Ancak İsmail’e ekonomik olarak karşılık veremeyecek olan insanlar ya boğun eğmiş ya da taraf tutmuştur. Açıkta kalan tek zemin, şeref ekonomisidir. Kabiliye tipi toplumlarda sembolik boşluğu telafi eden bu unsur, şehir kültüründeki kültürel sermaye karşılığıdır. İsmail’in kendisine bu eksikliği hissettiren şey ise söz konusu küçük ailenin sahip olduğu sosyal ve kültürel sermayedir.
3. Uzlaşı
Şeref duy(g)usunu tatmin eden bir diğer unsur ise uzlaşıdır. Müzakereciler, arabulucular bu süreçte merkezi rol oynar. Ancak onların şeref algıları, kendi habitus’ları içinde daha kırılgandır. Bir olayda arabuluculara gösterilen ihtimam, tarafların şeref ekonomilerinin işlerliği hakkında belirleyici olabilir.
İsmail’in komşusu ne onu muhatap almış ne meydan okumuş ne de uzlaşı için doğrudan bir ilişki kurmuştur. Dolayısıyla uzlaşma zemini oluşmamıştır.
Sonuç olarak, şeref duy(g)usunun oluşması için ilk gereklilik muhatap alınmak ve buna bağlı olarak meydan okumadır. Zira şeref yalnızca eşitler arası mübadeleyle meşruiyet kazanır. Meydan okuma, yalnızca karşılık verilebilecek birine yöneltilmelidir.

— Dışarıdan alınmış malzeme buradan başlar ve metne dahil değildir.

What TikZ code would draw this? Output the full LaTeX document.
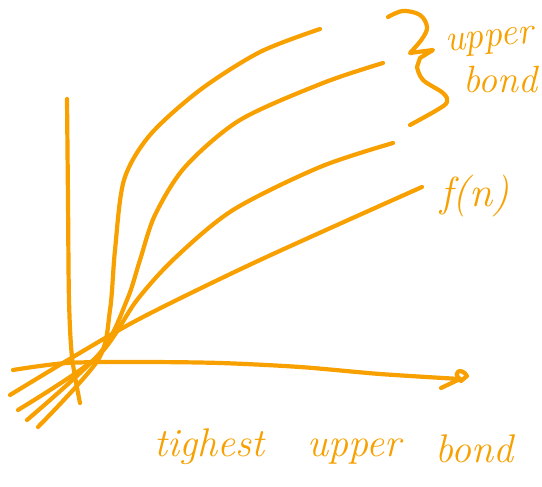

İsmail’in komşusu, bu eşitliği görmediği için karşılık vermemiştir. Tarım ekonomisine dayalı, kabiliye zihniyetiyle şekillenen topluluklarda, şeref yoksunu hakaretine karşılık vermek, cevap veren kişiyi küçültür.
Şeref, bu tür toplumlarda yalnızca dayanışmanın değil, aynı zamanda çatışmaların yönetilmesi ve dış tehditlere karşı birlik sağlanması açısından önemlidir. Arabulucuların şeref anlayışları ve bu anlayışa bağlılıkları da çatışma çözümünde belirleyici olur.
Nitekim güçlü bir ailenin, tek bir kişi üzerinden kurduğu zorbalık, izleyen müzakereciler tarafından meşru görülmez; şeref değerleriyle örtüşmez. Berberi topluluklardaki şeref ekonomisinin işleyişi, bu duruma örnek teşkil eder.
Son olarak:
İsmail gibi şeref duy(g)usunu katır üstünde taşıyanlar, elbette at üstünde olana göre daha aşağıdadır. Her ne kadar mesele at meselesi değilse de şeref meselesidir.
Kaynakça:
Bourdieu, P. (2018). Bir Pratik Teorisi İçin Taslak: Kabiliye Üzerine Üç Etnoloji Çalışması, Çev. Nazlı Ökten, İstanbul: İstanbul Bilgi Üniversitesi Yayınları.
[1] Amahbul, iyi ilişkilerin güvencesi olan görgü sınırlarını aşan, arsız ve yüzsüz bireye denir.